A síndrome de multífidus é, realmente, pouco conhecida pela maioria dos profissionais. Gustavo Rocha, ortopedista e professor da faculdade de medicina da Universidade de Brasília (UnB), diz que somente nos últimos tempos estudos mais aprofundados estão sendo feitos nesse tipo de musculatura. “A irritação do multífidus pode ser uma das causas de lombalgia. Os médicos devem ficar atentos à essa musculatura na hora de dar o diagnóstico.” Carvalhaes também critica a falta de atenção dos profissionais. “Esses músculos são muito conhecidos pelos anatomistas e pouco lembrados pelos ortopedistas e neurologistas.”
O diagnóstico da síndrome é feito por meio de exame clínico, pois não existe um teste que identifique o problema. “A imagem ainda não mostra os estiramentos que essa musculatura pode ter”, diz Carvalhaes. Ele explica que quando o paciente esta acometido pela síndrome, uma pequena pressão na área das covinhas faz com que o paciente logo acuse a dor. “Não precisa nem colocar muita pressão, pois o local fica extremamente dolorido.”
Como tratar
O tratamento da síndrome consiste em aplicar uma média de três a cinco injeções de analgésicos, terapia bioxidativa (injeção de ozônio no músculo) e a crioterapia — aplicação de gelo no local. De acordo com Carvalhaes, a primeira coisa a ser feita é tirar a dor do paciente. Depois, faz-se a correção postural. “Já na primeira aplicação de analgésico foi alívio imediato, como jogar água no fogo”, relata Enid. A fisiatra Rosemary acrescenta que, para ter sucesso no tratamento, o paciente deve ser orientado a fazer exercícios que reforcem a musculatura. “Alongamentos também são muito importantes, para que a síndrome não reincida”, pontua.

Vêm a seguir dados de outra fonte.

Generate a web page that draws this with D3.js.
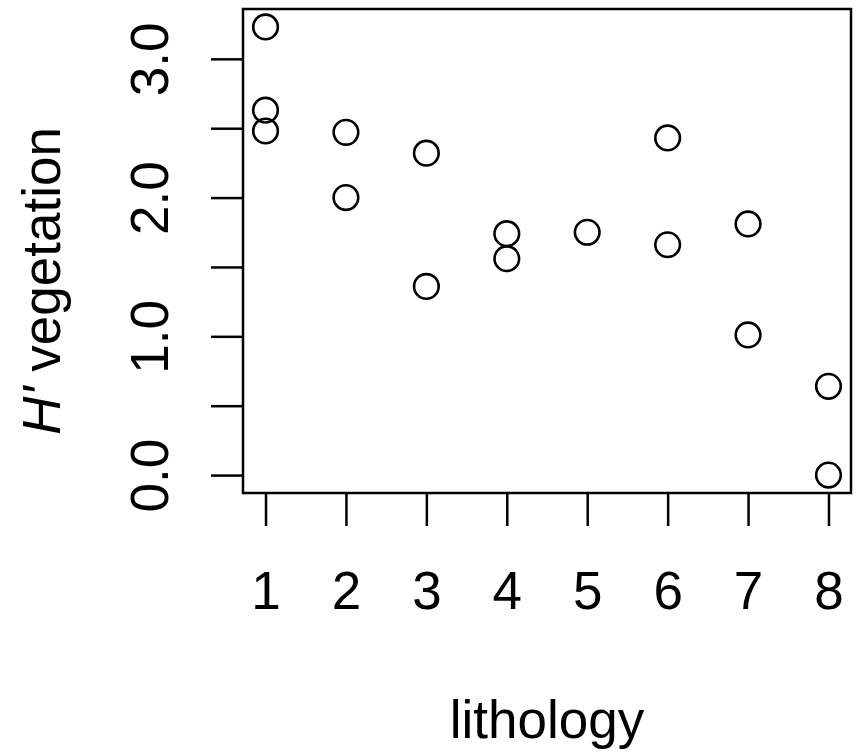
<!DOCTYPE html>
<html>
<head>
<meta charset="utf-8">
<script src="https://cdn.jsdelivr.net/npm/d3@7"></script>
<style>
  body { margin: 0; background: #fff; }
  svg text { font-family: "Liberation Sans", Arial, Helvetica, sans-serif; fill: #000; }
</style>
</head>
<body>
<svg id="chart" width="862" height="755"></svg>
<script>
// values
var lithology = [1, 1, 1, 2, 2, 3, 3, 4, 4, 5, 6, 6, 7, 7, 8, 8];
var hVeg = [3.23, 2.63, 2.48, 2.47, 2.0, 2.32, 1.36, 1.74, 1.56, 1.75, 2.43, 1.66, 1.81, 1.01, 0.64, 0.0];
var xTicks = [1, 2, 3, 4, 5, 6, 7, 8];
var yTicks = [0, 0.5, 1, 1.5, 2, 2.5, 3];
var yTickLabels = ["0.0", "", "1.0", "", "2.0", "", "3.0"];

var svg = d3.select("#chart"),
    margin = {top: 9, left: 243, right: 11, bottom: 262},
    width = +svg.attr("width") - margin.left - margin.right,
    height = +svg.attr("height") - margin.top - margin.bottom;

// R style 4% padding on both ends
function pad(ext) { var d = (ext[1] - ext[0]) * 0.04; return [ext[0] - d, ext[1] + d]; }

var x = d3.scaleLinear().domain(pad(d3.extent(lithology))).range([0, width]);
var y = d3.scaleLinear().domain(pad(d3.extent(hVeg))).range([height, 0]);

var g = svg.append("g").attr("transform", "translate(" + margin.left + "," + margin.top + ")");

var fs = 53;

var xAxis = g.append("g")
  .attr("transform", "translate(0," + height + ")")
  .call(d3.axisBottom(x).tickValues(xTicks).tickSize(33).tickSizeOuter(0).tickFormat(d3.format("d")));
xAxis.select(".domain").remove();
xAxis.selectAll("line").attr("stroke", "#000").attr("stroke-width", 2.5);
xAxis.selectAll("text")
  .attr("y", 116).attr("dy", 0)
  .style("font-size", fs + "px");

var yAxis = g.append("g")
  .call(d3.axisLeft(y).tickValues(yTicks).tickSize(32).tickSizeOuter(0)
    .tickFormat(function(d, i) { return yTickLabels[i]; }));
yAxis.select(".domain").remove();
yAxis.selectAll("line").attr("stroke", "#000").attr("stroke-width", 2.5);
yAxis.selectAll("text")
  .attr("x", null).attr("dy", 0)
  .attr("text-anchor", "middle")
  .attr("transform", "translate(-75,0) rotate(-90)")
  .style("font-size", fs + "px");

// plot box
g.append("rect")
  .attr("x", 0).attr("y", 0)
  .attr("width", width).attr("height", height)
  .attr("fill", "none")
  .attr("stroke", "#000")
  .attr("stroke-width", 2.5);

g.selectAll("circle.pt")
  .data(lithology)
  .enter().append("circle")
  .attr("class", "pt")
  .attr("cx", function(d) { return x(d); })
  .attr("cy", function(d, i) { return y(hVeg[i]); })
  .attr("r", 12.3)
  .attr("fill", "none")
  .attr("stroke", "#000")
  .attr("stroke-width", 2.6);

svg.append("text")
  .attr("x", margin.left + width / 2)
  .attr("y", 738)
  .attr("text-anchor", "middle")
  .style("font-size", fs + "px")
  .text("lithology");

var yl = svg.append("text")
  .attr("text-anchor", "middle")
  .attr("transform", "translate(60,281) rotate(-90)")
  .style("font-size", fs + "px");
yl.append("tspan").style("font-style", "italic").text("H'");
yl.append("tspan").text(" vegetation");
</script>
</body>
</html>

Para prevenir a síndrome, é necessário um programa de exercícios de reforço na musculatura pélvica — os músculos reto-abdominais, os do períneo e os das nádegas — por meio da fisioterapia. “A gente deveria exercitar mais os nossos músculos no dia a dia. Em casa ou no trabalho, as pessoas podem se exercitar e adquirir hábitos saudáveis para manter uma boa postura e evitar a síndrome”, orienta Carvalhaes. O fisioterapeuta Fernando Santiago também concorda com a prevenção e acrescenta que as pessoas que sentem dores na região lombar devem aprender a cuidar da coluna e a fazer movimentos corretos que não sobrecarreguem os músculos. “O ideal é que as pessoas façam uma avaliação mecânica. Ela permite entender como está a mobilidade de suas costas”, diz. “Com isso, o profissional pode ensinar os cuidados corretos para se movimentar e corrigir problemas de postura. Isso previne distenções e outras eventuais dores musculares na região”, conclui o fisioterapeuta.